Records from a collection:
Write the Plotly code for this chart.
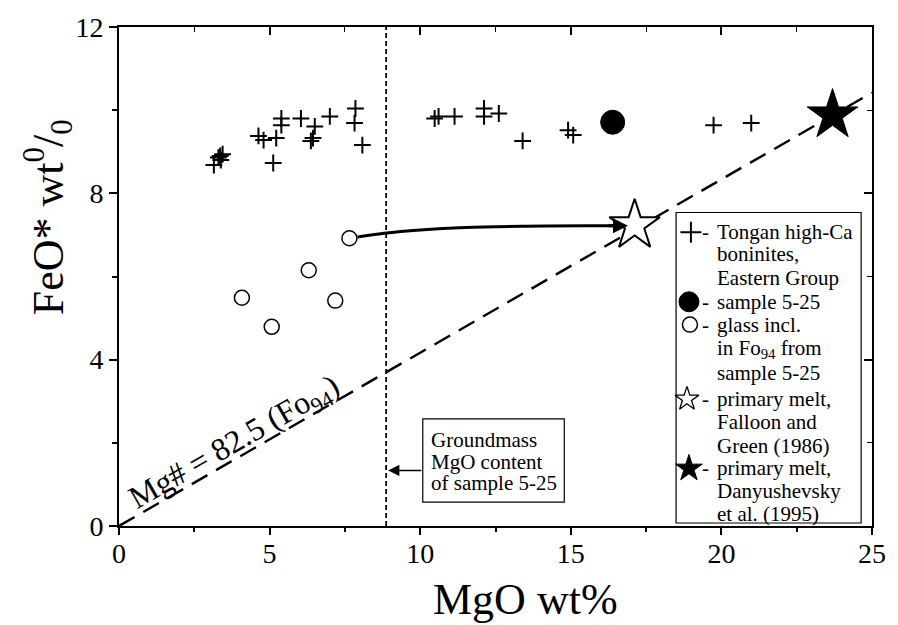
import plotly.graph_objects as go

# ---------------- data ----------------
tongan_mgo = [3.15, 3.30, 3.36, 3.44, 3.38, 4.63, 4.80, 5.22, 5.12, 5.39, 5.39, 6.04, 6.50, 6.37, 6.44,
              7.00, 7.85, 7.82, 8.08, 10.48, 10.61, 11.14, 12.12, 12.12, 12.61, 13.40, 14.91, 15.08,
              19.74, 20.99]
tongan_feo = [8.68, 8.86, 8.90, 8.94, 8.80, 9.38, 9.28, 9.33, 8.73, 9.80, 9.64, 9.80, 9.61, 9.26, 9.33,
              9.85, 10.04, 9.69, 9.16, 9.80, 9.85, 9.85, 10.04, 9.85, 9.92, 9.26, 9.52, 9.40,
              9.64, 9.69]
sample_mgo = [16.39]
sample_feo = [9.71]
glass_mgo = [4.08, 5.07, 6.30, 7.18, 7.65]
glass_feo = [5.49, 4.79, 6.15, 5.42, 6.92]
falloon_mgo = [17.12]
falloon_feo = [7.23]
danyu_mgo = [23.69]
danyu_feo = [9.88]
mgnum_mgo = [0, 25]
mgnum_feo = [0, 10.42]
groundmass_mgo = 8.87
path_mgo = [7.92, 8.8, 10.0, 11.5, 13.5, 15.5, 16.4]
path_feo = [6.95, 7.04, 7.12, 7.18, 7.21, 7.22, 7.22]

x_ticks = [0, 5, 10, 15, 20, 25]
y_ticks = [0, 4, 8, 12]

SERIF = "Liberation Serif, Times New Roman, serif"
BLK = "black"

fig = go.Figure()

# Mg# = 82.5 line
fig.add_trace(go.Scatter(x=mgnum_mgo, y=mgnum_feo, mode="lines",
                         line=dict(color=BLK, width=2.4, dash="18px,10px"), hoverinfo="skip"))
# evolution path (curved arrow)
fig.add_trace(go.Scatter(x=path_mgo, y=path_feo, mode="lines",
                         line=dict(color=BLK, width=3, shape="spline", smoothing=1.0), hoverinfo="skip"))
# Tongan boninites
fig.add_trace(go.Scatter(x=tongan_mgo, y=tongan_feo, mode="markers",
                         marker=dict(symbol="cross-thin", size=12, line=dict(color=BLK, width=2))))
# sample 5-25
fig.add_trace(go.Scatter(x=sample_mgo, y=sample_feo, mode="markers",
                         marker=dict(symbol="circle", size=24, color=BLK, opacity=1,
                                     line=dict(color=BLK, width=1))))
# glass inclusions
fig.add_trace(go.Scatter(x=glass_mgo, y=glass_feo, mode="markers",
                         marker=dict(symbol="circle-open", size=15, color=BLK, line=dict(width=1.5))))
# primary melt Falloon & Green
fig.add_trace(go.Scatter(x=falloon_mgo, y=falloon_feo, mode="markers",
                         marker=dict(symbol="star", size=38, color="white", line=dict(color=BLK, width=2))))
# primary melt Danyushevsky
fig.add_trace(go.Scatter(x=danyu_mgo, y=danyu_feo, mode="markers",
                         marker=dict(symbol="star", size=38, color=BLK, opacity=1,
                                     line=dict(color=BLK, width=1))))

# --------- legend keys on a pixel-coordinate overlay axis ---------
leg_x = [697, 695, 696, 693, 695]
leg_y = [230, 300, 323, 398, 468]
leg_sym = ["cross-thin", "circle", "circle-open", "star", "star"]
leg_size = [15, 20, 15, 18, 20]
leg_col = [BLK, BLK, BLK, "white", BLK]
fig.add_trace(go.Scatter(x=leg_x, y=leg_y, mode="markers", xaxis="x2", yaxis="y2",
                         marker=dict(symbol=leg_sym, size=leg_size, color=leg_col, opacity=1,
                                     line=dict(color=BLK, width=[2, 1, 1.5, 1.3, 1])),
                         hoverinfo="skip"))
# dummy trace for mirrored (inside) ticks on top/right
fig.add_trace(go.Scatter(x=[None], y=[None], xaxis="x3", yaxis="y3", mode="markers",
                         showlegend=False, hoverinfo="skip"))

shapes = []
# groundmass MgO vertical line
shapes.append(dict(type="line", xref="x", yref="y", x0=groundmass_mgo, x1=groundmass_mgo, y0=0, y1=12,
                   line=dict(color=BLK, width=1.8, dash="5px,3px")))
# groundmass label box
shapes.append(dict(type="rect", xref="x2", yref="y2", x0=426, x1=569, y0=418, y1=502,
                   line=dict(color=BLK, width=1.2), fillcolor="white"))
# legend box
shapes.append(dict(type="rect", xref="x2", yref="y2", x0=682, x1=869, y0=210, y1=523,
                   line=dict(color=BLK, width=1.2), fillcolor="rgba(255,255,255,0)"))

ann = []
def txt(x, y, s, size=21, anchor="left", angle=0):
    ann.append(dict(xref="x2", yref="y2", x=x, y=y, text=s, showarrow=False, xanchor=anchor,
                    yanchor="middle", textangle=angle, font=dict(family=SERIF, size=size, color=BLK)))

# legend text
PX, CX = 706, 721
for yy in (230, 300, 323, 398, 468):
    txt(PX, yy, "-")
txt(CX, 230, "Tongan high-Ca")
txt(CX, 252, "boninites,")
txt(CX, 276, "Eastern Group")
txt(CX, 300, "sample 5-25")
txt(CX, 323, "glass incl.")
txt(CX, 348, "in Fo<sub>94</sub> from")
txt(CX, 372, "sample 5-25")
txt(CX, 398, "primary melt,")
txt(CX, 421, "Falloon and")
txt(CX, 445, "Green (1986)")
txt(CX, 468, "primary melt,")
txt(CX, 491, "Danyushevsky")
txt(CX, 514, "et al. (1995)")

# groundmass text
txt(432, 439, "Groundmass")
txt(432, 461, "MgO content")
txt(432, 483, "of sample 5-25")

# Mg# label along the dashed line
txt(236, 443, "Mg# = 82.5 (Fo<sub>94</sub>)", size=32, anchor="center", angle=-29.9)

# axis titles (placed as in the reference)
def ptxt(px, py, s, size, angle=0):
    ann.append(dict(xref="paper", yref="paper", x=(px - 119) / 761, y=(526 - py) / 503, text=s,
                    showarrow=False, xanchor="center", yanchor="middle", textangle=angle,
                    font=dict(family=SERIF, size=size, color=BLK)))

ptxt(530, 600, "MgO wt%", 44)
ptxt(48, 215, "FeO* wt<sup>0</sup>/<sub>0</sub>", 44, angle=-90)

# arrow from groundmass box to the vertical line
ann.append(dict(xref="x2", yref="y2", axref="x2", ayref="y2", x=391, y=470, ax=426, ay=470,
                text="", showarrow=True, arrowhead=2, arrowsize=1.5, arrowwidth=1.5, arrowcolor=BLK))
# arrowhead at the end of the curved path
ann.append(dict(xref="x", yref="y", axref="x", ayref="y", x=16.9, y=7.22, ax=16.2, ay=7.22,
                text="", showarrow=True, arrowhead=2, arrowsize=1.0, arrowwidth=3, arrowcolor=BLK))

fig.update_layout(
    width=898, height=625,
    margin=dict(l=119, r=18, t=23, b=99),
    plot_bgcolor="white", paper_bgcolor="white",
    showlegend=False,
    font=dict(family=SERIF, color=BLK),
    shapes=shapes, annotations=ann,
    xaxis=dict(range=[0, 25], tickvals=x_ticks, ticks="outside", ticklen=7, tickwidth=2, tickcolor=BLK,
               minor=dict(dtick=2.5, ticks="outside", ticklen=4, tickwidth=1.5, tickcolor=BLK),
               showline=True, linewidth=2, linecolor=BLK, mirror=True, showgrid=False, zeroline=False,
               ticklabelstandoff=-6,
               tickfont=dict(size=28, family=SERIF), fixedrange=True),
    yaxis=dict(range=[0, 12], tickvals=y_ticks, ticks="outside", ticklen=8, tickwidth=2, tickcolor=BLK,
               minor=dict(dtick=2, ticks="outside", ticklen=5, tickwidth=1.5, tickcolor=BLK),
               showline=True, linewidth=2, linecolor=BLK, mirror=True, showgrid=False, zeroline=False,
               tickfont=dict(size=28, family=SERIF), fixedrange=True),
    xaxis2=dict(overlaying="x", anchor="y2", range=[119, 880], visible=False, fixedrange=True),
    yaxis2=dict(overlaying="y", anchor="x2", range=[526, 23], visible=False, fixedrange=True),
    xaxis3=dict(overlaying="x", anchor="y3", side="top", range=[0, 25], tickvals=x_ticks, ticks="inside",
                ticklen=8, tickwidth=1.5, tickcolor=BLK, showticklabels=False, showline=False,
                showgrid=False, zeroline=False,
                minor=dict(dtick=2.5, ticks="inside", ticklen=5, tickwidth=1.2, tickcolor=BLK)),
    yaxis3=dict(overlaying="y", anchor="x3", side="right", range=[0, 12], tickvals=y_ticks, ticks="inside",
                ticklen=8, tickwidth=1.5, tickcolor=BLK, showticklabels=False, showline=False,
                showgrid=False, zeroline=False,
                minor=dict(dtick=2, ticks="inside", ticklen=5, tickwidth=1.2, tickcolor=BLK)),
)

fig.write_html("out.html")
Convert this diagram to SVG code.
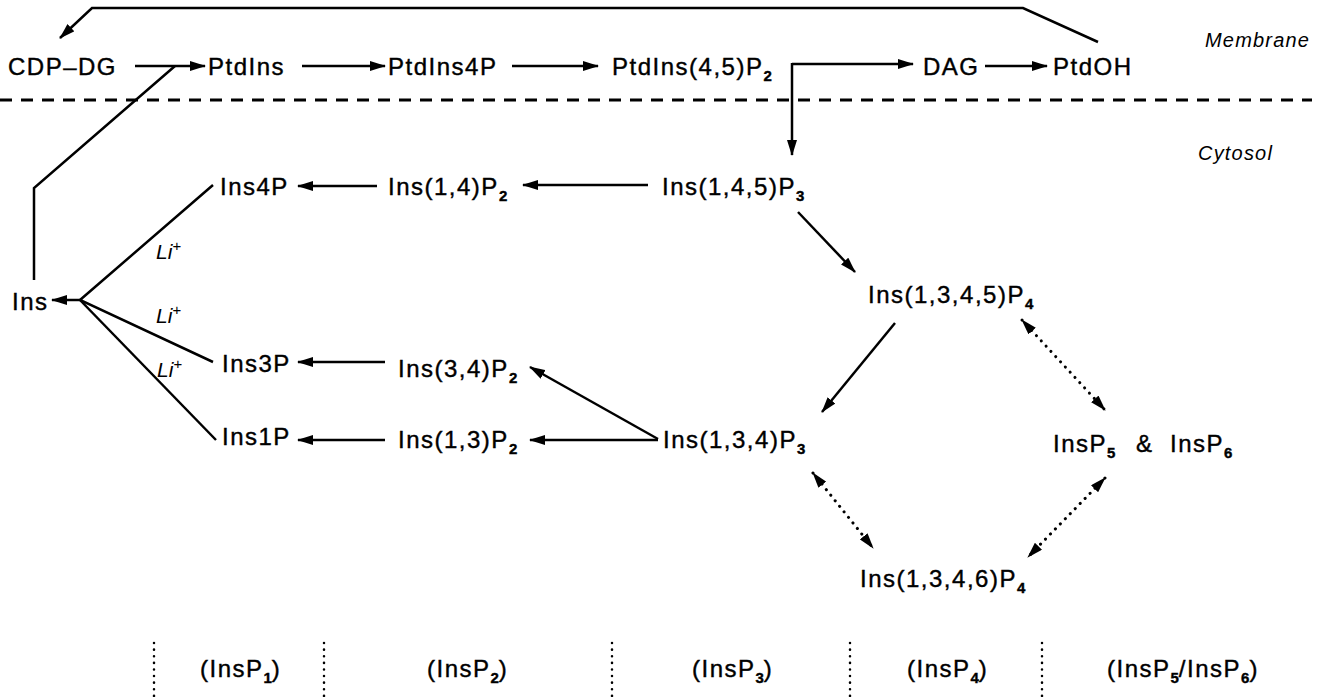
<svg xmlns="http://www.w3.org/2000/svg" width="1322" height="697" viewBox="0 0 1322 697">
<style>
  .t { font-family: "Liberation Sans", Arial, sans-serif; font-size: 24px; letter-spacing: 1.5px; fill: #000; stroke: #000; stroke-width: 0.4px; }
  .s { font-size: 15px; font-weight: bold; letter-spacing: 0; }
  .it { font-family: "Liberation Sans", Arial, sans-serif; font-style: italic; font-size: 20px; letter-spacing: 1.2px; fill: #000; }
  .li { font-family: "Liberation Sans", Arial, sans-serif; font-style: italic; font-size: 21px; fill: #000; }
  .ln { fill: none; stroke: #000; stroke-width: 2.5; }
  .ar { fill: none; stroke: #000; stroke-width: 2.5; marker-end: url(#ah); }
  .dot { fill: none; stroke: #000; stroke-width: 3; stroke-dasharray: 0.1 7; stroke-linecap: round; marker-start: url(#ah); marker-end: url(#ah); }
  .vd { fill: none; stroke: #000; stroke-width: 2.5; stroke-dasharray: 0.1 6.5; stroke-linecap: round; }
  .dash { fill: none; stroke: #000; stroke-width: 3; stroke-dasharray: 12 9; }
</style>
<defs>
  <marker id="ah" viewBox="0 0 16 10" refX="15" refY="5" markerWidth="16" markerHeight="10" markerUnits="userSpaceOnUse" orient="auto-start-reverse">
    <path d="M0,0 L16,5 L0,10 z" fill="#000"/>
  </marker>
</defs>

<g id="connectors">
  <line class="dash" x1="0" y1="100" x2="1312" y2="100"/>
  <polyline class="ar" points="1098,42 1023,8 92,8 60,38"/>
  <line class="ar" x1="135" y1="66" x2="205" y2="66"/>
  <polyline class="ln" points="34,280 34,188 175,66"/>
  <line class="ar" x1="302" y1="66" x2="385" y2="66"/>
  <line class="ar" x1="512" y1="66" x2="598" y2="66"/>
  <line class="ar" x1="792" y1="64" x2="913" y2="64"/>
  <line class="ar" x1="792" y1="63" x2="792" y2="155"/>
  <line class="ar" x1="985" y1="66" x2="1047" y2="66"/>
  <line class="ar" x1="648" y1="185" x2="523" y2="185"/>
  <line class="ar" x1="377" y1="186" x2="298" y2="186"/>
  <line class="ar" x1="798" y1="212" x2="855" y2="272"/>
  <line class="ar" x1="895" y1="323" x2="822" y2="412"/>
  <line class="ar" x1="658" y1="439" x2="530" y2="367"/>
  <line class="ar" x1="658" y1="440" x2="530" y2="440"/>
  <line class="ar" x1="385" y1="362" x2="298" y2="362"/>
  <line class="ar" x1="385" y1="440" x2="298" y2="440"/>
  <polyline class="ln" points="213,185 80,300 213,362"/>
  <line class="ln" x1="80" y1="300" x2="216" y2="440"/>
  <line class="ar" x1="82" y1="300" x2="52" y2="300"/>
  <line class="dot" x1="1022" y1="320" x2="1105" y2="410"/>
  <line class="dot" x1="813" y1="473" x2="873" y2="548"/>
  <line class="dot" x1="1105" y1="478" x2="1028" y2="557"/>
  <line class="vd" x1="154" y1="643" x2="154" y2="697"/>
  <line class="vd" x1="324" y1="643" x2="324" y2="697"/>
  <line class="vd" x1="612" y1="643" x2="612" y2="697"/>
  <line class="vd" x1="850" y1="643" x2="850" y2="697"/>
  <line class="vd" x1="1042" y1="643" x2="1042" y2="697"/>
</g>

<g id="membrane-label"><text class="it" x="1205" y="47">Membrane</text></g>
<g id="cytosol-label"><text class="it" x="1198" y="160">Cytosol</text></g>

<g id="cdpdg"><text class="t" x="8" y="75">CDP–DG</text></g>
<g id="ptdins"><text class="t" x="208" y="75">PtdIns</text></g>
<g id="ptdins4p"><text class="t" x="388" y="75">PtdIns4P</text></g>
<g id="ptdins45p2"><text class="t" x="612" y="75">PtdIns(4,5)P<tspan class="s" dy="6">2</tspan></text></g>
<g id="dag"><text class="t" x="923" y="75">DAG</text></g>
<g id="ptdoh"><text class="t" x="1053" y="75">PtdOH</text></g>

<g id="ins4p"><text class="t" x="220" y="195">Ins4P</text></g>
<g id="ins14p2"><text class="t" x="388" y="195">Ins(1,4)P<tspan class="s" dy="6">2</tspan></text></g>
<g id="ins145p3"><text class="t" x="662" y="195">Ins(1,4,5)P<tspan class="s" dy="6">3</tspan></text></g>
<g id="ins"><text class="t" x="12" y="310">Ins</text></g>
<g id="li1"><text class="li" x="156" y="259">Li<tspan font-size="15" dy="-8">+</tspan></text></g>
<g id="li2"><text class="li" x="156" y="323">Li<tspan font-size="15" dy="-8">+</tspan></text></g>
<g id="li3"><text class="li" x="157" y="377">Li<tspan font-size="15" dy="-8">+</tspan></text></g>
<g id="ins1345p4"><text class="t" x="868" y="303">Ins(1,3,4,5)P<tspan class="s" dy="6">4</tspan></text></g>
<g id="ins3p"><text class="t" x="222" y="372">Ins3P</text></g>
<g id="ins34p2"><text class="t" x="398" y="377">Ins(3,4)P<tspan class="s" dy="6">2</tspan></text></g>
<g id="ins1p"><text class="t" x="222" y="445">Ins1P</text></g>
<g id="ins13p2"><text class="t" x="398" y="448">Ins(1,3)P<tspan class="s" dy="6">2</tspan></text></g>
<g id="ins134p3"><text class="t" x="663" y="448">Ins(1,3,4)P<tspan class="s" dy="6">3</tspan></text></g>
<g id="insp5p6"><text class="t" x="1053" y="452">InsP<tspan class="s" dy="6">5</tspan><tspan dy="-6" x="1136">&amp;</tspan><tspan x="1170">InsP</tspan><tspan class="s" dy="6">6</tspan></text></g>
<g id="ins1346p4"><text class="t" x="860" y="587">Ins(1,3,4,6)P<tspan class="s" dy="6">4</tspan></text></g>

<g id="class-labels">
  <text class="t" x="200" y="677">(InsP<tspan class="s" dy="6">1</tspan><tspan dy="-6">)</tspan></text>
  <text class="t" x="427" y="677">(InsP<tspan class="s" dy="6">2</tspan><tspan dy="-6">)</tspan></text>
  <text class="t" x="692" y="677">(InsP<tspan class="s" dy="6">3</tspan><tspan dy="-6">)</tspan></text>
  <text class="t" x="907" y="677">(InsP<tspan class="s" dy="6">4</tspan><tspan dy="-6">)</tspan></text>
  <text class="t" x="1107" y="677">(InsP<tspan class="s" dy="6">5</tspan><tspan dy="-6">/InsP</tspan><tspan class="s" dy="6">6</tspan><tspan dy="-6">)</tspan></text>
</g>
</svg>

GIVEN TASK:
Output the records above as they stand, from the first line to the line with "import plotly.graph_objects as go", inclusive, and exclude the pictures.

EXPECTED OUTPUT:
Write the Plotly code for this chart.
import plotly.graph_objects as go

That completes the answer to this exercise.